The lines from the top of the material through the line with "XAxis, YAxis, ReferenceLine" are to be set down exactly. Leave the pictures out.
* * * *
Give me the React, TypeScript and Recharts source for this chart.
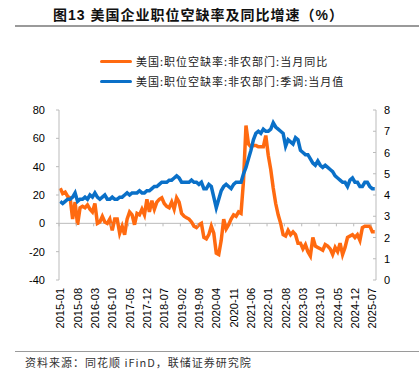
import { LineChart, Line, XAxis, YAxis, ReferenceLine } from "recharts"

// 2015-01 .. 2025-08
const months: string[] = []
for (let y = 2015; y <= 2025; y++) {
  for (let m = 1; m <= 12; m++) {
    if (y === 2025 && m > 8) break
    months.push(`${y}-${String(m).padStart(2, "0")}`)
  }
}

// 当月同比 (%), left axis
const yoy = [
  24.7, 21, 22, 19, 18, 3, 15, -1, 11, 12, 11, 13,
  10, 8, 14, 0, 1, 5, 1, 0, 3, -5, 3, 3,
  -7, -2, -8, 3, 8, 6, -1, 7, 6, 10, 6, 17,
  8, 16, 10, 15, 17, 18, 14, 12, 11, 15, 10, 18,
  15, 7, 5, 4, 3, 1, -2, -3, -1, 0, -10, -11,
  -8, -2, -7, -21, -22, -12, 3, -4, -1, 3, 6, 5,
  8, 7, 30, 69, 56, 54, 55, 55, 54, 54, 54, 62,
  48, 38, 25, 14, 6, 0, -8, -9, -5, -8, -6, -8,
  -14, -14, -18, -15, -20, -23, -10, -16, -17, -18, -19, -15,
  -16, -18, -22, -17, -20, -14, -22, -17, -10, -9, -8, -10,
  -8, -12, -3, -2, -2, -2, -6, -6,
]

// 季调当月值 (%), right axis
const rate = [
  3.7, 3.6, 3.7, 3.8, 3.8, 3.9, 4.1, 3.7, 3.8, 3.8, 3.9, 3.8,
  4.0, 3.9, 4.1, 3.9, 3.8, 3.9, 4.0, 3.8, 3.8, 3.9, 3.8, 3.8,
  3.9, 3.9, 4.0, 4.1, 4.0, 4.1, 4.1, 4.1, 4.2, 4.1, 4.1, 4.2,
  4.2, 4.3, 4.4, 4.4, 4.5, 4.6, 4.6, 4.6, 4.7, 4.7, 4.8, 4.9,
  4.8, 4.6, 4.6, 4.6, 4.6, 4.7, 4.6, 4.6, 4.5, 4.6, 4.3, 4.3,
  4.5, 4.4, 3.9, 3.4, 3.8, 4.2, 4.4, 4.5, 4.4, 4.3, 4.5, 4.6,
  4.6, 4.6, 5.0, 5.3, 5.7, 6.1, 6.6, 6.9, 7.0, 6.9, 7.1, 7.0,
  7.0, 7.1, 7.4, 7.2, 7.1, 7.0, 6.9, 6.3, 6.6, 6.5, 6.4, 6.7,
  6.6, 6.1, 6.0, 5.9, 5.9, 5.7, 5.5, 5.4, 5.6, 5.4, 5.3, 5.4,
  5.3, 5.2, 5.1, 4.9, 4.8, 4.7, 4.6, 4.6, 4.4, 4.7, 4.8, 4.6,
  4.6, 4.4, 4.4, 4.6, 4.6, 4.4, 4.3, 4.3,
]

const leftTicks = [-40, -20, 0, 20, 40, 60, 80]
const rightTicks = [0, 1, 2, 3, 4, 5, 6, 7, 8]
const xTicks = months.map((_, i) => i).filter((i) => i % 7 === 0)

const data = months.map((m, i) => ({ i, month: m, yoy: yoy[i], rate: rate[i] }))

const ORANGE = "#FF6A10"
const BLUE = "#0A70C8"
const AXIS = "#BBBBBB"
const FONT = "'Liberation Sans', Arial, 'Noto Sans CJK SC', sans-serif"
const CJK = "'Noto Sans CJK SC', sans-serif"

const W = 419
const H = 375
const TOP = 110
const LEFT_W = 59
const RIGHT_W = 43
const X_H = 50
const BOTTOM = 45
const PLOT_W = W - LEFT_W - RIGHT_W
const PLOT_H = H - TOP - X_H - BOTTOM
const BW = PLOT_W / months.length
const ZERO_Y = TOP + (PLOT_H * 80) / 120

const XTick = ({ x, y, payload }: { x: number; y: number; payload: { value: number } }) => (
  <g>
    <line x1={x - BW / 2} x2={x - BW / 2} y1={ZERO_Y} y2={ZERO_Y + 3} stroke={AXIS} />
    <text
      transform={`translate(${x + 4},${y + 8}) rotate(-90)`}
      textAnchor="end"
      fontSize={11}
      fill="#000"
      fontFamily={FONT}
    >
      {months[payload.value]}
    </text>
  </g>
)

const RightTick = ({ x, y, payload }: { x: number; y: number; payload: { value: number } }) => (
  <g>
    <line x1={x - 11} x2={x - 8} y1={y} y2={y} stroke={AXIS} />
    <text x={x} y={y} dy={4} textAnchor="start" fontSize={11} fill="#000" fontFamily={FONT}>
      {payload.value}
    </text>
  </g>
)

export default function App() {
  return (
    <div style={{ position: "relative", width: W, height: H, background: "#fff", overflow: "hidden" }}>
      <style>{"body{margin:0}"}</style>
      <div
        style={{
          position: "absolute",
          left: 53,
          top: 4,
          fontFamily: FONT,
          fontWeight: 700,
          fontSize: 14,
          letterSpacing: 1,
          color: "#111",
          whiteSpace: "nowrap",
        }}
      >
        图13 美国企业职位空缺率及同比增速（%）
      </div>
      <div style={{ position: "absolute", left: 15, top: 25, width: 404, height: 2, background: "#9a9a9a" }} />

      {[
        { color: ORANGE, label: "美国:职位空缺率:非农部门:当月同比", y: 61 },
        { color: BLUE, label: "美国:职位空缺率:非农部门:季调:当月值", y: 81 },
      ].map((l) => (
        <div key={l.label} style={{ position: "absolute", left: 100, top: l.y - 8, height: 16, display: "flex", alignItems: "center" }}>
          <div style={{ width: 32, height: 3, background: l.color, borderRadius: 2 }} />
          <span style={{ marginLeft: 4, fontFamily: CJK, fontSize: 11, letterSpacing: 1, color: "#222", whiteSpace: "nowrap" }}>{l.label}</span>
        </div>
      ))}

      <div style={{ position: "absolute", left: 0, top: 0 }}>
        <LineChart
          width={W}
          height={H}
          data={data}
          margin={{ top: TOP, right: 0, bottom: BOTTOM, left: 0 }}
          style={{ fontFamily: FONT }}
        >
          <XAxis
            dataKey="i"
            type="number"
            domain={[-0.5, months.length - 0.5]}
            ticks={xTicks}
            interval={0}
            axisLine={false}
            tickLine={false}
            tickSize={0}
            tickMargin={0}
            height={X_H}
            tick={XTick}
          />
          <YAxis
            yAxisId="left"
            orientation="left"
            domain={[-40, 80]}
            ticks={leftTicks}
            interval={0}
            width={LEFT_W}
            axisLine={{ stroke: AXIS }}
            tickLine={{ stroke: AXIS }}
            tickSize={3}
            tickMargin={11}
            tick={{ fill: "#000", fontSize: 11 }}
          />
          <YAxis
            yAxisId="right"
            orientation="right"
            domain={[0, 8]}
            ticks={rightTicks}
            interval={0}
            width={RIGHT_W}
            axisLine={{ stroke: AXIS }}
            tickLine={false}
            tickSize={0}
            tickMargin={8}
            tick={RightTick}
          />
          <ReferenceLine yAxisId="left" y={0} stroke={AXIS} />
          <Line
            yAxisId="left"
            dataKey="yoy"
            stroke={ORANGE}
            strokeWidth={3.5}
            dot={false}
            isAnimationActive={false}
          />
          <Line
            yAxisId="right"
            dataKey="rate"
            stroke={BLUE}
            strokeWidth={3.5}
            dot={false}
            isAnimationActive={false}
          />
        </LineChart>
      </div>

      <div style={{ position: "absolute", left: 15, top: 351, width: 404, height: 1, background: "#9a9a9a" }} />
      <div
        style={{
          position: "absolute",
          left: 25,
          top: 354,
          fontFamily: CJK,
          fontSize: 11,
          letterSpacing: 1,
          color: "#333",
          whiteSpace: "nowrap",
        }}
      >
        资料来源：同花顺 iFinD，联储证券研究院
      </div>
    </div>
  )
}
* * * *
Response below:
Give me the React, TypeScript and Recharts source for this chart.
import { LineChart, Line, XAxis, YAxis, ReferenceLine } from "recharts"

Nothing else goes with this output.